* STATED PROBLEM:
Reproduce, please, only the lines from the first line below to the line containing "linewidth=1.8, alpha=0.72, markeredgewidth=0))", inclusive.

* SUPPLIED MATERIAL:
━━━━━━━━━━━━━━━━
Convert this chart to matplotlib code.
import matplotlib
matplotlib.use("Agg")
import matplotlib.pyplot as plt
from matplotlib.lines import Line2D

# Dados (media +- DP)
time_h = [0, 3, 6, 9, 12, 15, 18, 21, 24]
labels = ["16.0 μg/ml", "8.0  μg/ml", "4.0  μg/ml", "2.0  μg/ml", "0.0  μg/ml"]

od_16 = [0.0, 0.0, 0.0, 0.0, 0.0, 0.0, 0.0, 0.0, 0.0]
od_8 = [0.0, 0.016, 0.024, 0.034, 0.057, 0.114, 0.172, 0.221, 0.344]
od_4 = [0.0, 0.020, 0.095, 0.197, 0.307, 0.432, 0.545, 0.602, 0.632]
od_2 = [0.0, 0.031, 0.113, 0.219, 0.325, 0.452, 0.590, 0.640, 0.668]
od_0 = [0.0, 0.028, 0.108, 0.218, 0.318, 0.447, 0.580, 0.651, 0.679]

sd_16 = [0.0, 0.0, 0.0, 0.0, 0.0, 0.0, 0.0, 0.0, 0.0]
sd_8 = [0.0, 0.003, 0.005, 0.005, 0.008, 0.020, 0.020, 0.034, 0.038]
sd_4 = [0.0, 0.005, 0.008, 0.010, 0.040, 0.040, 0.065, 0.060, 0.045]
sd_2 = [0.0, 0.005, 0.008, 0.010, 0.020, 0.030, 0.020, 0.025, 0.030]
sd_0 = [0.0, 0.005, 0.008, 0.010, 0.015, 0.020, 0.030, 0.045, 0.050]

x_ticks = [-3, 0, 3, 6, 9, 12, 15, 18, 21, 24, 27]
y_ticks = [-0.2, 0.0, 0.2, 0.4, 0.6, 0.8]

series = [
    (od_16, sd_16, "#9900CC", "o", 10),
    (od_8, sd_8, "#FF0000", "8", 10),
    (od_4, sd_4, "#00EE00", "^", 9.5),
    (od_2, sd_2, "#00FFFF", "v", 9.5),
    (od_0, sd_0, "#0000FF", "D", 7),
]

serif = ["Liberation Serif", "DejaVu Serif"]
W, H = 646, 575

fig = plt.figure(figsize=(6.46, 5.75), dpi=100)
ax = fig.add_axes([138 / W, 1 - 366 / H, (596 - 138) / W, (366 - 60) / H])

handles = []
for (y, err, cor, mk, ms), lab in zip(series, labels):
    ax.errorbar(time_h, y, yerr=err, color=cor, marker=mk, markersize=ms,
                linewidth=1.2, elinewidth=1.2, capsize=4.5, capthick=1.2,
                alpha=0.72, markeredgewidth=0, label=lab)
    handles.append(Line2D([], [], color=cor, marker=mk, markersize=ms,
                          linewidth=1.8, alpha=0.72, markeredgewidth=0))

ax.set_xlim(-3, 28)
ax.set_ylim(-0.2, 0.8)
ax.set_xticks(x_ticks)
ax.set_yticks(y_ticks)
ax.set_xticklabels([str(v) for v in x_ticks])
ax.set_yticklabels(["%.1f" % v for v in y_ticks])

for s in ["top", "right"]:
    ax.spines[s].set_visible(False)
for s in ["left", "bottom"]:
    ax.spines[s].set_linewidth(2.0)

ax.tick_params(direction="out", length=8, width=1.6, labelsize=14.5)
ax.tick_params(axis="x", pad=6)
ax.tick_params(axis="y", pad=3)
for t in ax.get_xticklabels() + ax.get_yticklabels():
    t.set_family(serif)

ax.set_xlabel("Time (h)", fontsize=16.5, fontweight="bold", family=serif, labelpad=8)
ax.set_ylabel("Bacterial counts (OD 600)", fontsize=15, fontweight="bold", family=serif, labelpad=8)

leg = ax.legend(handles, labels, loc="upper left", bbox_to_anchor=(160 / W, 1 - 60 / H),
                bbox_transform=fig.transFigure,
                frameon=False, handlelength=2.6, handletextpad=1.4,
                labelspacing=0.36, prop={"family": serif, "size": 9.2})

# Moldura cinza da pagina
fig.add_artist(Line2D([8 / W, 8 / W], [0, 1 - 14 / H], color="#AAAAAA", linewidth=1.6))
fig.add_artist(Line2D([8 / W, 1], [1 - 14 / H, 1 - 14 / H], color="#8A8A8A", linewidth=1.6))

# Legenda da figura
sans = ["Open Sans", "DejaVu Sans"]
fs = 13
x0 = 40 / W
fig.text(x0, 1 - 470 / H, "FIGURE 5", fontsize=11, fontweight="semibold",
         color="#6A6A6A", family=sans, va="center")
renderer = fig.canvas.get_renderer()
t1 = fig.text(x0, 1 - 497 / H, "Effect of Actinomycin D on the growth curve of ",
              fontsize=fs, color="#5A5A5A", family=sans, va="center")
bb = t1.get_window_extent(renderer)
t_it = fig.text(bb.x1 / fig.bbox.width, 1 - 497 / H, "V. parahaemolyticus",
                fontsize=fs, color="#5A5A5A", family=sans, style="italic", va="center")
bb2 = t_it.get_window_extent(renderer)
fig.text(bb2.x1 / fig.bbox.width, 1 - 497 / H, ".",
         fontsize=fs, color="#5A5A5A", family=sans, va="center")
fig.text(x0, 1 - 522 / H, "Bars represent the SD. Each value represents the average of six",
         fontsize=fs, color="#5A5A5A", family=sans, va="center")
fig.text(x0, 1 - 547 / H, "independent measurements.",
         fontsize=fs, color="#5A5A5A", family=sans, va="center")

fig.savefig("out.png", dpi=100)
━━━━━━━━━━━━━━━━
* EXPECTED ANSWER:
Convert this chart to matplotlib code.
import matplotlib
matplotlib.use("Agg")
import matplotlib.pyplot as plt
from matplotlib.lines import Line2D

# Dados (media +- DP)
time_h = [0, 3, 6, 9, 12, 15, 18, 21, 24]
labels = ["16.0 μg/ml", "8.0  μg/ml", "4.0  μg/ml", "2.0  μg/ml", "0.0  μg/ml"]

od_16 = [0.0, 0.0, 0.0, 0.0, 0.0, 0.0, 0.0, 0.0, 0.0]
od_8 = [0.0, 0.016, 0.024, 0.034, 0.057, 0.114, 0.172, 0.221, 0.344]
od_4 = [0.0, 0.020, 0.095, 0.197, 0.307, 0.432, 0.545, 0.602, 0.632]
od_2 = [0.0, 0.031, 0.113, 0.219, 0.325, 0.452, 0.590, 0.640, 0.668]
od_0 = [0.0, 0.028, 0.108, 0.218, 0.318, 0.447, 0.580, 0.651, 0.679]

sd_16 = [0.0, 0.0, 0.0, 0.0, 0.0, 0.0, 0.0, 0.0, 0.0]
sd_8 = [0.0, 0.003, 0.005, 0.005, 0.008, 0.020, 0.020, 0.034, 0.038]
sd_4 = [0.0, 0.005, 0.008, 0.010, 0.040, 0.040, 0.065, 0.060, 0.045]
sd_2 = [0.0, 0.005, 0.008, 0.010, 0.020, 0.030, 0.020, 0.025, 0.030]
sd_0 = [0.0, 0.005, 0.008, 0.010, 0.015, 0.020, 0.030, 0.045, 0.050]

x_ticks = [-3, 0, 3, 6, 9, 12, 15, 18, 21, 24, 27]
y_ticks = [-0.2, 0.0, 0.2, 0.4, 0.6, 0.8]

series = [
    (od_16, sd_16, "#9900CC", "o", 10),
    (od_8, sd_8, "#FF0000", "8", 10),
    (od_4, sd_4, "#00EE00", "^", 9.5),
    (od_2, sd_2, "#00FFFF", "v", 9.5),
    (od_0, sd_0, "#0000FF", "D", 7),
]

serif = ["Liberation Serif", "DejaVu Serif"]
W, H = 646, 575

fig = plt.figure(figsize=(6.46, 5.75), dpi=100)
ax = fig.add_axes([138 / W, 1 - 366 / H, (596 - 138) / W, (366 - 60) / H])

handles = []
for (y, err, cor, mk, ms), lab in zip(series, labels):
    ax.errorbar(time_h, y, yerr=err, color=cor, marker=mk, markersize=ms,
                linewidth=1.2, elinewidth=1.2, capsize=4.5, capthick=1.2,
                alpha=0.72, markeredgewidth=0, label=lab)
    handles.append(Line2D([], [], color=cor, marker=mk, markersize=ms,
                          linewidth=1.8, alpha=0.72, markeredgewidth=0))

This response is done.